Respiro por precaução

Entre vizinhos que mal se conhecem

Lento entranhar-se entre estranhos.

Respiro em surdina, na cidade que se abre

(trecho de Fôlego Fátuo, em A Fera Incompletude, Dobra Editorial)

Costumo ao viajar tomar emprestado, como os cegos, a guia de amigos; em geral, são poetas e escritores que me descrevem a cidade e me revelam locais e cheiros. Assim foi com Fabrício Marques. Zanzando pelas palavras, dobrando-as e desdobrando-as, Fabrício constrói ensaios, crônicas e contos sobre a cidade e lança um amálgama de perguntas em sua poesia.

Meu encontro com ele em Belo Horizonte foi no Edifício Maletta, ainda cheio de glórias e poetas, na confluência da avenida Augusto de Lima com a rua da Bahia.

Ali no bar, sentado em meio à conversa variada, ele se entrega como um poeta a um só tempo antigo e novo, de palavra ácida, que usa com exatidão de porcelana. Diz de si, do outro e da cidade. Conhecedor de seus becos, ele transita por ela com o olhar de gato do mato, para atestar sabores desconhecidos.

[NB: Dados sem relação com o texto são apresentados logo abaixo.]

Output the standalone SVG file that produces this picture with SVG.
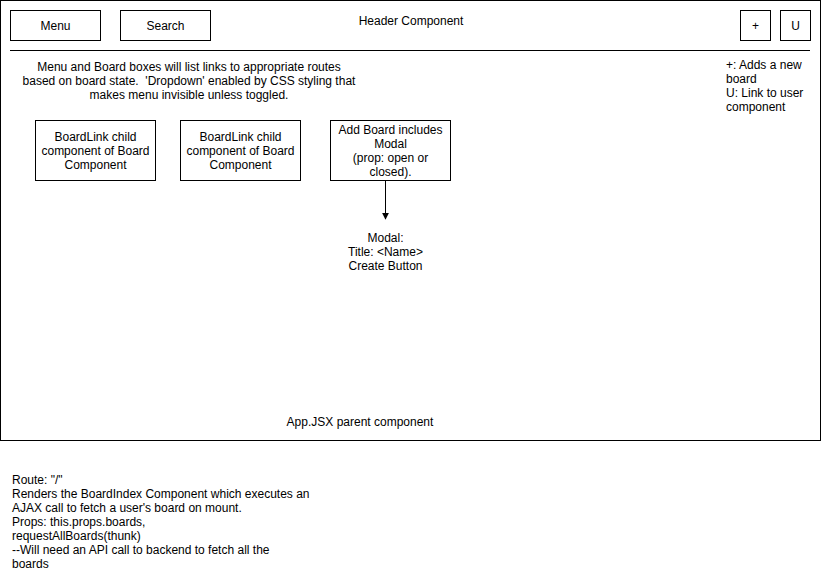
<svg xmlns="http://www.w3.org/2000/svg" width="821" height="581" viewBox="0 0 821 581">
  <style>
    text { font-family: "Liberation Sans", Arial, Helvetica, sans-serif; font-size: 12px; fill: #000; white-space: pre; }
    .c { text-anchor: middle; }
    .box { fill: #fff; stroke: #000; stroke-width: 1; }
    .ln { stroke: #000; stroke-width: 1; fill: none; }
  </style>
  <defs>
    <marker id="arrow" viewBox="0 0 10 10" refX="9" refY="5" markerWidth="7" markerHeight="7" orient="auto" markerUnits="userSpaceOnUse">
      <path d="M0,0 L10,5 L0,10 z" fill="#000"/>
    </marker>
  </defs>
  <rect width="821" height="581" fill="#fff"/>

  <g id="app">
    <rect class="box" x="0.5" y="0.5" width="820" height="440"/>
    <text class="c" x="360" y="426">App.JSX parent component</text>
  </g>

  <g id="header">
    <text class="c" x="411" y="25">Header Component</text>
    <line class="ln" x1="10" y1="50.5" x2="810" y2="50.5"/>
  </g>

  <g id="menu">
    <rect class="box" x="10.5" y="10.5" width="90" height="30"/>
    <text class="c" x="55.5" y="30">Menu</text>
  </g>
  <g id="search">
    <rect class="box" x="120.5" y="10.5" width="90" height="30"/>
    <text class="c" x="165.5" y="30">Search</text>
  </g>
  <g id="add">
    <rect class="box" x="740.5" y="10.5" width="30" height="30"/>
    <text class="c" x="755.5" y="30">+</text>
  </g>
  <g id="user">
    <rect class="box" x="780.5" y="10.5" width="30" height="30"/>
    <text class="c" x="795.5" y="30">U</text>
  </g>

  <g id="menu-note">
    <text class="c" x="189" y="71">Menu and Board boxes will list links to appropriate routes</text>
    <text class="c" x="189" y="85" xml:space="preserve">based on board state.  'Dropdown' enabled by CSS styling that</text>
    <text class="c" x="189" y="99">makes menu invisible unless toggled.</text>
  </g>

  <g id="header-note">
    <text x="726" y="69">+: Adds a new</text>
    <text x="726" y="83">board</text>
    <text x="726" y="97">U: Link to user</text>
    <text x="726" y="111">component</text>
  </g>

  <g id="boardlink-1">
    <rect class="box" x="35.5" y="120.5" width="120" height="60"/>
    <text class="c" x="95.5" y="141">BoardLink child</text>
    <text class="c" x="95.5" y="155">component of Board</text>
    <text class="c" x="95.5" y="169">Component</text>
  </g>
  <g id="boardlink-2">
    <rect class="box" x="180.5" y="120.5" width="120" height="60"/>
    <text class="c" x="240.5" y="141">BoardLink child</text>
    <text class="c" x="240.5" y="155">component of Board</text>
    <text class="c" x="240.5" y="169">Component</text>
  </g>
  <g id="add-board">
    <rect class="box" x="330.5" y="120.5" width="120" height="60"/>
    <text class="c" x="390.5" y="134">Add Board includes</text>
    <text class="c" x="390.5" y="148">Modal</text>
    <text class="c" x="390.5" y="162">(prop: open or</text>
    <text class="c" x="390.5" y="176">closed).</text>
  </g>

  <g id="modal">
    <text class="c" x="385.5" y="242">Modal:</text>
    <text class="c" x="385.5" y="256">Title: &lt;Name&gt;</text>
    <text class="c" x="385.5" y="270">Create Button</text>
  </g>

  <g id="connectors">
    <line class="ln" x1="385.5" y1="181" x2="385.5" y2="219" marker-end="url(#arrow)"/>
  </g>

  <g id="route-note">
    <text x="12" y="484">Route: "/"</text>
    <text x="12" y="498">Renders the BoardIndex Component which executes an</text>
    <text x="12" y="512">AJAX call to fetch a user's board on mount.</text>
    <text x="12" y="526">Props: this.props.boards,</text>
    <text x="12" y="540">requestAllBoards(thunk)</text>
    <text x="12" y="554">--Will need an API call to backend to fetch all the</text>
    <text x="12" y="568">boards</text>
  </g>
</svg>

Tá vendo este aqui, mais ao centro?

Sou eu

E este mais à direita, com o pé na fórmica prateada?

Também sou eu

Este aqui

na corda bamba

desequilibrista

do trapézio ao trampolim

Senhor Por Um Triz

(trecho de Fotografias, em A Fera Incompletude)

O escritor e poeta Fabricio Marques. Foto: Divulgação
O jornalista e poeta Fabricio Marques. Foto: Divulgação

 

Fabrício Marques nasceu em 1965. De Manhuaçu, Minas Gerais, mora em Belo Horizonte. Poeta e jornalista, tem doutorado em letras pela UFMG. Possui várias obras: Aço em Flor: a Poesia de Paulo Leminski (Autêntica), Meu Pequeno Fim (Scriptum), Dez Conversas (Gutenberg) e A Fera Incompletude (finalista do Jabuti e do Portugal Telecom), além dos livros para crianças O Zoológico da Sofia e O Pequeno Livro dos Recordes (ambos pela Aaatchim!).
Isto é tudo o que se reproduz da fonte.